Experts to examine Fossett plane wreck remains

DNA experts are preparing to test what are believed to be the remains of millionaire adventurer Steve Fossett, found in the wreckage of his plane.

DNA experts are preparing to test what are believed to be the remains of millionaire adventurer Steve Fossett, found in the wreckage of his plane.

Search teams announced last night that they had found enough human remains for DNA testing in the wreckage of Mr Fossett’s plane, discovered in California’s rugged Sierra Nevada mountains.

Mr Fossett, 63, vanished on a solo flight 13 months ago. The mangled debris of his single-engine Bellanca was spotted from the air yesterday morning near the town of Mammoth Lakes and was identified by its tail number. Investigators said the plane had slammed straight into a mountainside.

The remains were found in a field of debris 400ft long and 150ft wide in a steep section of the mountain range, the National Transportation Safety Board said. Some personal effects also were found at the crash site, but investigators would not describe them in any detail.

“We found human remains, but there’s very little. Given the length of time the wreckage has been out there, it’s not surprising there’s not very much,” said National Transportation Safety Board acting chairman Mark Rosenker. “I’m not going to elaborate on what it is.”

Jeff Page, emergency management co-ordinator for Lyon County, Nevada, who assisted in the search, said of the plane crash: “It was a hard-impact crash and he (Mr Fossett) would have died instantly.”

Most of the plane’s fuselage disintegrated on impact and the engine was found several hundred feet away at an elevation of 9,700 feet, authorities said.

“It will take weeks, perhaps months, to get a better understanding of what happened,” Mr Rosenker said.

Search crews and cadaver dogs scoured the steep terrain around the crash site in hopes of finding at least some trace of Mr Fossett’s body and solving the mystery of his disappearance once and for all.

Mr Rosenker said enough remains were found to provide coroners with DNA.

Mr Fossett vanished on September 3 last year after taking off from a Nevada ranch owned by hotel magnate Barron Hilton.
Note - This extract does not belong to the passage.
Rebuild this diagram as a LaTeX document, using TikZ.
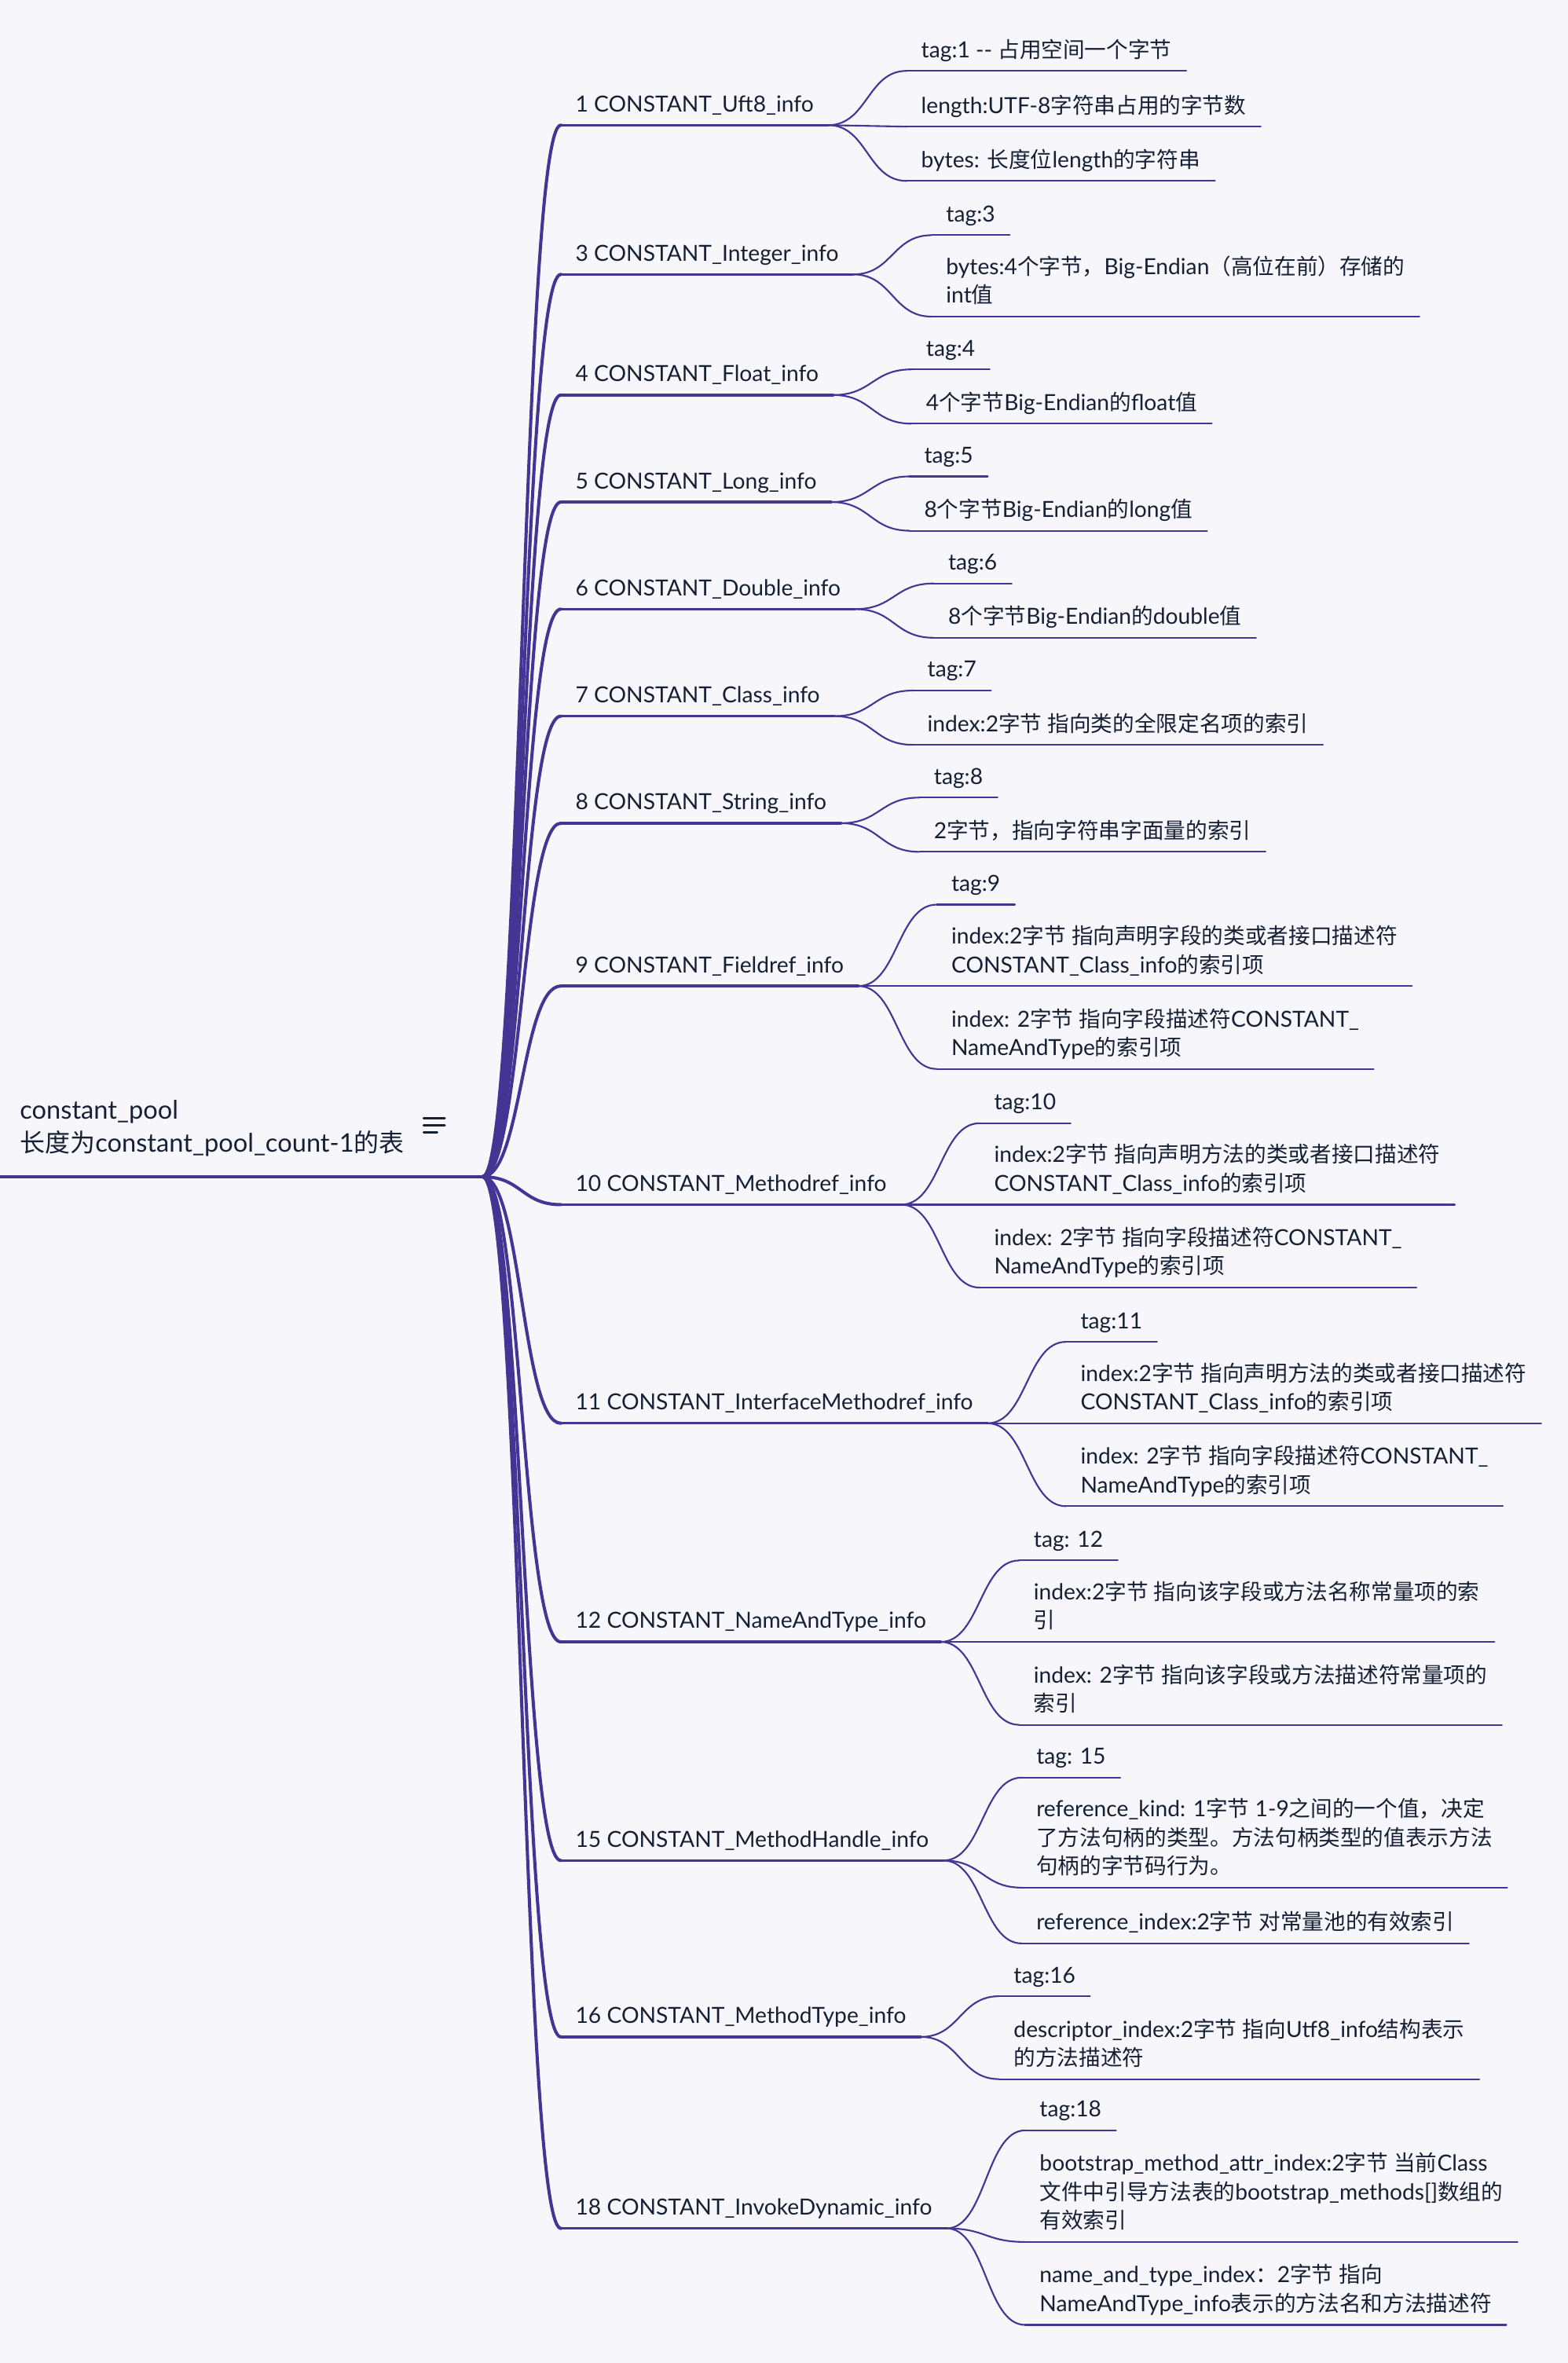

The intrepid balloonist and pilot was scouting locations for an attempt to break the landspeed record in a rocket-propelled car.

His disappearance spurred a huge search that covered 20,000 square miles, cost millions of dollars and included the use of infrared technology. A judge declared Mr Fossett legally dead in February.

For a while, many of his friends held out hope he survived, given his many close scrapes with death over the years.

The breakthrough – in fact, the first trace of any kind – came earlier this week when a hiker stumbled across a pilot’s licence and other ID cards belonging to Mr Fossett a quarter of a mile from where the plane was later spotted in the Inyo National Forest. Investigators said animals might have dragged the IDs from the wreckage while picking over Mr Fossett’s remains.

The rugged area, about 65 miles from the ranch, had been flown over 19 times by the California Civil Air Patrol during the initial search but it had not been considered a likely place to find the plane.

Instead, searchers had concentrated on an area north of Mammoth Lakes, given what they knew about sightings of Mr Fossett’s plane, his travel plans and the amount of fuel he had.

“With it being an extremely mountainous area, it doesn’t surprise me they had not found the aircraft there before,” Lyon County Undersheriff Joe Sanford said.

As for what might have caused the crash, Mono County, California, Undersheriff Ralph Obenberger said there were large storm clouds over the peaks around Mammoth Lakes on the day Mr Fossett disappeared.

Mr Fossett made a fortune in the Chicago commodities market and gained worldwide fame for setting records in hi-tech balloons, gliders, jets and boats. In 2002, he became the first person to circle the world solo in a balloon.

He also swam the English Channel, completed an Ironman triathlon, competed in the Iditarod dog sled race and climbed some of the world’s best-known peaks, including the Matterhorn in Switzerland and Mount Kilimanjaro in Tanzania.

“I hope now to be able to bring to closure a very painful chapter in my life,” Mr Fossett’s widow, Peggy, said in a statement.

“I prefer to think about Steve’s life rather than his death and celebrate his many extraordinary accomplishments.”